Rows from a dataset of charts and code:
# # # #
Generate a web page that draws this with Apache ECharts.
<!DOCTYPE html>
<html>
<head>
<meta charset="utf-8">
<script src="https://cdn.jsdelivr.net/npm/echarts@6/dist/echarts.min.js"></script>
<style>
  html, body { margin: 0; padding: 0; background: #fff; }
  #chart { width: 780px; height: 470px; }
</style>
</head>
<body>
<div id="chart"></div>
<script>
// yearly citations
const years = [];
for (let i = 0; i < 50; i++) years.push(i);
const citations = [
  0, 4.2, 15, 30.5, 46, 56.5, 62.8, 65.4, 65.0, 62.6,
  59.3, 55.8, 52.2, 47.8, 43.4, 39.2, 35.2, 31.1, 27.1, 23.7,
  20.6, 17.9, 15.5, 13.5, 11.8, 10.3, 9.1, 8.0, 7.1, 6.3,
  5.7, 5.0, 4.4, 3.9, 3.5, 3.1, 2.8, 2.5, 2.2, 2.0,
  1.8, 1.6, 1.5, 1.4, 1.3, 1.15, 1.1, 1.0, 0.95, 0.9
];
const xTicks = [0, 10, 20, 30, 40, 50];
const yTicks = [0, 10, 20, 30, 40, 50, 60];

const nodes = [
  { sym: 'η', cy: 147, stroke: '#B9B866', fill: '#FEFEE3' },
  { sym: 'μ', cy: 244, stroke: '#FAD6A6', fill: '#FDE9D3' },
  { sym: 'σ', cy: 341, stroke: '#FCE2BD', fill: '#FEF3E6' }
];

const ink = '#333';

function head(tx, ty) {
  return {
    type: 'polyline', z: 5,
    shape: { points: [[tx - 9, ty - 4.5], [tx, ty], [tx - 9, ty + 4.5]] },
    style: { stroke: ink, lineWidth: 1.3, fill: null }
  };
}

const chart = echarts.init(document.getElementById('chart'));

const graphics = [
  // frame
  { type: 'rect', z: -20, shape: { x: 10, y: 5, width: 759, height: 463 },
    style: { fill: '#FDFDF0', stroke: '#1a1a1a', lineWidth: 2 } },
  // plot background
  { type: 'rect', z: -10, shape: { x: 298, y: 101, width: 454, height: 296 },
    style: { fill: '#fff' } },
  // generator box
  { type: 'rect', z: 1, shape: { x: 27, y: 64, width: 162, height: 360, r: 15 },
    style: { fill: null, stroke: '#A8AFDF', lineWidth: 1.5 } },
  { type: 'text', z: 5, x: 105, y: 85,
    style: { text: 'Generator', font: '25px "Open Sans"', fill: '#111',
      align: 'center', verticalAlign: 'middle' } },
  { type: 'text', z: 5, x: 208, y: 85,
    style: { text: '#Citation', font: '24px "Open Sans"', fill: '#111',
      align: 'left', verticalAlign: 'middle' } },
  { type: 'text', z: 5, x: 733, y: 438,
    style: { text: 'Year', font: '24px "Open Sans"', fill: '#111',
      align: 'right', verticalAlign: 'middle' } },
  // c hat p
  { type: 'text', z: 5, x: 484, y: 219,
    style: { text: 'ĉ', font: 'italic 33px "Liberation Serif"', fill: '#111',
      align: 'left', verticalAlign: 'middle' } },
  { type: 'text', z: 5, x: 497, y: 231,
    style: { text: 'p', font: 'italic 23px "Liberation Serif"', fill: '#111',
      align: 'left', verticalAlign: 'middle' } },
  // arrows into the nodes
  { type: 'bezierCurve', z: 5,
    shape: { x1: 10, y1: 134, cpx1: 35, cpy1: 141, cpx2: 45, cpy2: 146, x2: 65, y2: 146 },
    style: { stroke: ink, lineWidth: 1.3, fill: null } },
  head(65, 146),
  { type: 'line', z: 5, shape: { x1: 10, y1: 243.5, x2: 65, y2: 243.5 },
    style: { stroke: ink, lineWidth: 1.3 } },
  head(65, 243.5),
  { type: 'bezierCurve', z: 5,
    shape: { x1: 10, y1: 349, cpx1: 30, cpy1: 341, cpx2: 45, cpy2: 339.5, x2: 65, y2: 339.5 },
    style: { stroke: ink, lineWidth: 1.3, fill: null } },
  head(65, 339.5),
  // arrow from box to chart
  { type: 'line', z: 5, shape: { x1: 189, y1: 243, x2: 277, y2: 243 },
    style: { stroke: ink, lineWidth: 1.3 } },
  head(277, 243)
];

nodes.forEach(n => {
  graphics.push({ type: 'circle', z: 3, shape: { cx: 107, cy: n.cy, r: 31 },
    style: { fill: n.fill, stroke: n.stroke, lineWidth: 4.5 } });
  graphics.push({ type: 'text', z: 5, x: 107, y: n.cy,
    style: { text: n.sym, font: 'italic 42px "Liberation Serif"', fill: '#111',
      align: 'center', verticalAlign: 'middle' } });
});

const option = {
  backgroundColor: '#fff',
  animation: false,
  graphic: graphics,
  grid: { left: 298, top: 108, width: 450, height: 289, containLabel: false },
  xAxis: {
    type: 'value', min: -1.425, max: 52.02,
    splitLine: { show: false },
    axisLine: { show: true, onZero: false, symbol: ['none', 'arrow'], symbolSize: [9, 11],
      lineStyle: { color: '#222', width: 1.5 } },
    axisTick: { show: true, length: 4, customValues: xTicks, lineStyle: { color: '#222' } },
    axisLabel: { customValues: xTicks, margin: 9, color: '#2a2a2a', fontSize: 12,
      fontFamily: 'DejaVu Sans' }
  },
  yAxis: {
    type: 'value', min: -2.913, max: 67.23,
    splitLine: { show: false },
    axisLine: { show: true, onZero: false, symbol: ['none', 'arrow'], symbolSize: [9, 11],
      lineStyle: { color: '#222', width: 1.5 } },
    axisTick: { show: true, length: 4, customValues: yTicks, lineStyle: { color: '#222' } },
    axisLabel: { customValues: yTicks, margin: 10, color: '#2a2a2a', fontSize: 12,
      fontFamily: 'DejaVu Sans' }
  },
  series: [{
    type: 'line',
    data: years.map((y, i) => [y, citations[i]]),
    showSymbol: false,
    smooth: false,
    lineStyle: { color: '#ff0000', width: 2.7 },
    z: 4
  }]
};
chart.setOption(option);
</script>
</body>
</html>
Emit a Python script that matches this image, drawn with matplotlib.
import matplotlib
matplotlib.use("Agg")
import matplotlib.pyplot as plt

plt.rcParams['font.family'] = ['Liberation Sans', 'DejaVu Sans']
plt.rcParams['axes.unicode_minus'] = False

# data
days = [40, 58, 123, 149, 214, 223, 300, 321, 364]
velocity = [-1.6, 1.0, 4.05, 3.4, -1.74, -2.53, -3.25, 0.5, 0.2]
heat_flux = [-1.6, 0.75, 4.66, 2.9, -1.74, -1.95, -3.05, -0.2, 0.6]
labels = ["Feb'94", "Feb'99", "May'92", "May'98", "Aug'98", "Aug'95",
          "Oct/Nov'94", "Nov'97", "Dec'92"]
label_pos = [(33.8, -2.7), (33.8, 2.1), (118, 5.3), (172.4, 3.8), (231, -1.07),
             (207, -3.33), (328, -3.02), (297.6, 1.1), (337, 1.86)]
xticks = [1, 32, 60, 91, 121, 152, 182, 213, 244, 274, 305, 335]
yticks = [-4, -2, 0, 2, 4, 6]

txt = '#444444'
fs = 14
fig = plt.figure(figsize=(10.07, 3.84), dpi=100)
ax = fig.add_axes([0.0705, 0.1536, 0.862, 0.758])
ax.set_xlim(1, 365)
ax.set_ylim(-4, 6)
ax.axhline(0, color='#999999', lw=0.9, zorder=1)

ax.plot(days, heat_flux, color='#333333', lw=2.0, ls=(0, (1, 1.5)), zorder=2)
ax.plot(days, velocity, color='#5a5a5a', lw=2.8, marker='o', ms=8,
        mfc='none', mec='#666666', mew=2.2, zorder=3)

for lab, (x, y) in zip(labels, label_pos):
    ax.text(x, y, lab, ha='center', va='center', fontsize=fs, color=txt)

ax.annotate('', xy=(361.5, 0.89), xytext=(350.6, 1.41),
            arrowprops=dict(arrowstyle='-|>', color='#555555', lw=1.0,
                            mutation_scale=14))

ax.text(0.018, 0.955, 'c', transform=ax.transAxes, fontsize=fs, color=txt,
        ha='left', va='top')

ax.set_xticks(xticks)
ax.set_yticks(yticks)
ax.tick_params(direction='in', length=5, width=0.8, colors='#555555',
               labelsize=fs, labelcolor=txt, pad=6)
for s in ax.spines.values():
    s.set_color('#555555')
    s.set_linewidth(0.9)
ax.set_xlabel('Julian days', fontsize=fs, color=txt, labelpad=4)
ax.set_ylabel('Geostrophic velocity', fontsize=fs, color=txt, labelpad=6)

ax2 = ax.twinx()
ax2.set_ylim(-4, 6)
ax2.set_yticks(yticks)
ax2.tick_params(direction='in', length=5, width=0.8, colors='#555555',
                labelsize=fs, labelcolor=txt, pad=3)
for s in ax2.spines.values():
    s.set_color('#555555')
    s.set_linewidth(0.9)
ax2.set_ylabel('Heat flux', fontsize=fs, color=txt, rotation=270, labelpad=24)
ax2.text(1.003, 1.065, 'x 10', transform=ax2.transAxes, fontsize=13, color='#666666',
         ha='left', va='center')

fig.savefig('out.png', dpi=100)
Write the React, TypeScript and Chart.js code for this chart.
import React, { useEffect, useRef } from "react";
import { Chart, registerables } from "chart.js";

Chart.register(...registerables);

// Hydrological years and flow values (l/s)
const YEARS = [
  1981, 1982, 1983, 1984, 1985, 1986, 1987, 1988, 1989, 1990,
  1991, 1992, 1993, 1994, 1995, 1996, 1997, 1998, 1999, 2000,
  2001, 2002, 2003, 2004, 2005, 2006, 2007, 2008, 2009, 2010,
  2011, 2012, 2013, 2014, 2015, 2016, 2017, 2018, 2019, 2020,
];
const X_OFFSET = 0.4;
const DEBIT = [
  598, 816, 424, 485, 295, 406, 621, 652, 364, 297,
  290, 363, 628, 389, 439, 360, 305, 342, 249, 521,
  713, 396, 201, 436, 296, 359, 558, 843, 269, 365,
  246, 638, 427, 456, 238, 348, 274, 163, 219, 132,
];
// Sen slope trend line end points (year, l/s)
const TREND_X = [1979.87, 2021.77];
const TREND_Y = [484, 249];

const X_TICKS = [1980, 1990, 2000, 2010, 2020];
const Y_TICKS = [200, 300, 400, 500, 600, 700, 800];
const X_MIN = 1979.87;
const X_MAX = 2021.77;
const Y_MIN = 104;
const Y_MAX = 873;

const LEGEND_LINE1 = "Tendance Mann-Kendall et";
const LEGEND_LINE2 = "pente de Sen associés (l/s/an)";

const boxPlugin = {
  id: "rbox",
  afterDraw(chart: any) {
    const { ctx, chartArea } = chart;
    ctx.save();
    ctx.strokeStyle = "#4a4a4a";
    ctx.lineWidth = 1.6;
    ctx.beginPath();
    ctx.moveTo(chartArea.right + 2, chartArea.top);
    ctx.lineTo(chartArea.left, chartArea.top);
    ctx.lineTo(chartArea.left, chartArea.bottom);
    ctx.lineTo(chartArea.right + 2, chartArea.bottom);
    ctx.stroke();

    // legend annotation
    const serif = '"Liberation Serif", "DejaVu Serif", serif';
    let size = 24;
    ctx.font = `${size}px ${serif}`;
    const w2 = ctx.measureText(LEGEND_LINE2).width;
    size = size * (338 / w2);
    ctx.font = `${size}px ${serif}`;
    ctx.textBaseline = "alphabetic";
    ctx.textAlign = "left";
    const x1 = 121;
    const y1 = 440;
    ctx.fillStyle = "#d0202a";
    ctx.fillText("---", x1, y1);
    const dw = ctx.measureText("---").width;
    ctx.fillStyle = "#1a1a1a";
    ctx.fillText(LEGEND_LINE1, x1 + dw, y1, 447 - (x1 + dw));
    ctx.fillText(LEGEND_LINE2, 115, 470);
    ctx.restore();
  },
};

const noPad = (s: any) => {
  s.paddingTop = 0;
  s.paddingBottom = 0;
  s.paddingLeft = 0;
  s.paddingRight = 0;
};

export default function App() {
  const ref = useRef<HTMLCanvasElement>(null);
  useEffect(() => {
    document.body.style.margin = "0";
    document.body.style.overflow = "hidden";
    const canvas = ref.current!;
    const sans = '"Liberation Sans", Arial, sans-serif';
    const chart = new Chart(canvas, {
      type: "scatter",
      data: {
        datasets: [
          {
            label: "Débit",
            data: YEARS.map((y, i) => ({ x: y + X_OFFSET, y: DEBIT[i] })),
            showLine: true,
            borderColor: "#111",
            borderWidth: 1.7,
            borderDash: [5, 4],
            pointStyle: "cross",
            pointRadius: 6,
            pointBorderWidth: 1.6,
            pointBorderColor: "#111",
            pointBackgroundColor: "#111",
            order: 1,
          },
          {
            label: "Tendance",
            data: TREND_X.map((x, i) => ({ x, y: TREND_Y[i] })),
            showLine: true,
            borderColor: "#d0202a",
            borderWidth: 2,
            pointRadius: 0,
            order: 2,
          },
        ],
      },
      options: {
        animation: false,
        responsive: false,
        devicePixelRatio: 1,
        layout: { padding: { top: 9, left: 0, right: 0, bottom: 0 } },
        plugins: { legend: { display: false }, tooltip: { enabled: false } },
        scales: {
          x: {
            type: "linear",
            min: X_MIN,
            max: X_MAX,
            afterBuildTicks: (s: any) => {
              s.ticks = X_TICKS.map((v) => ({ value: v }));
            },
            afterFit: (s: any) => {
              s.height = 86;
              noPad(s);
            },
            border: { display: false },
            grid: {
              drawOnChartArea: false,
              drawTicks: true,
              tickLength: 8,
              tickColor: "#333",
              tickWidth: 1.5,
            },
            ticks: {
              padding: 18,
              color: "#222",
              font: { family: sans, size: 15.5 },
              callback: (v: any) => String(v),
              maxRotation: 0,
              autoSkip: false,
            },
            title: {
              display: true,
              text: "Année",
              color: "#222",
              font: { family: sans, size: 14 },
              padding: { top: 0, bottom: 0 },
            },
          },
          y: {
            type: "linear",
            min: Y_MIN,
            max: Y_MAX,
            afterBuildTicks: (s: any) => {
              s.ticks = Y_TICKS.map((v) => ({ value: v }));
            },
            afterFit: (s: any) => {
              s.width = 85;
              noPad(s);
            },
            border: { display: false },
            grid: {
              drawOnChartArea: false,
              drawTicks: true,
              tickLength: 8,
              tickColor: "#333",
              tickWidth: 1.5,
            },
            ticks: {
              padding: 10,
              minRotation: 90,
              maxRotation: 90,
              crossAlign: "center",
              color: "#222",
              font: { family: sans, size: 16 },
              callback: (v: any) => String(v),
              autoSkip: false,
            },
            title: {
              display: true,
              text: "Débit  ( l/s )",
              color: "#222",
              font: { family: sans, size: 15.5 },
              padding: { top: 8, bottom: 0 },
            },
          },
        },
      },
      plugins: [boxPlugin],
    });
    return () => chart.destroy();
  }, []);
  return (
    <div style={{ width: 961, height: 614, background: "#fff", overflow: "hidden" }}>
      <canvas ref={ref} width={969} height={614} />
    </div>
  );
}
# # # #
● **Request**
Extract exactly and only the span of lines that begins at the line containing "Emit a Python" and ends at the line containing "plt.rcParams['axes.unicode_minus'] = False".

● **Solution to the exercise**
Emit a Python script that matches this image, drawn with matplotlib.
import matplotlib
matplotlib.use("Agg")
import matplotlib.pyplot as plt

plt.rcParams['font.family'] = ['Liberation Sans', 'DejaVu Sans']
plt.rcParams['axes.unicode_minus'] = False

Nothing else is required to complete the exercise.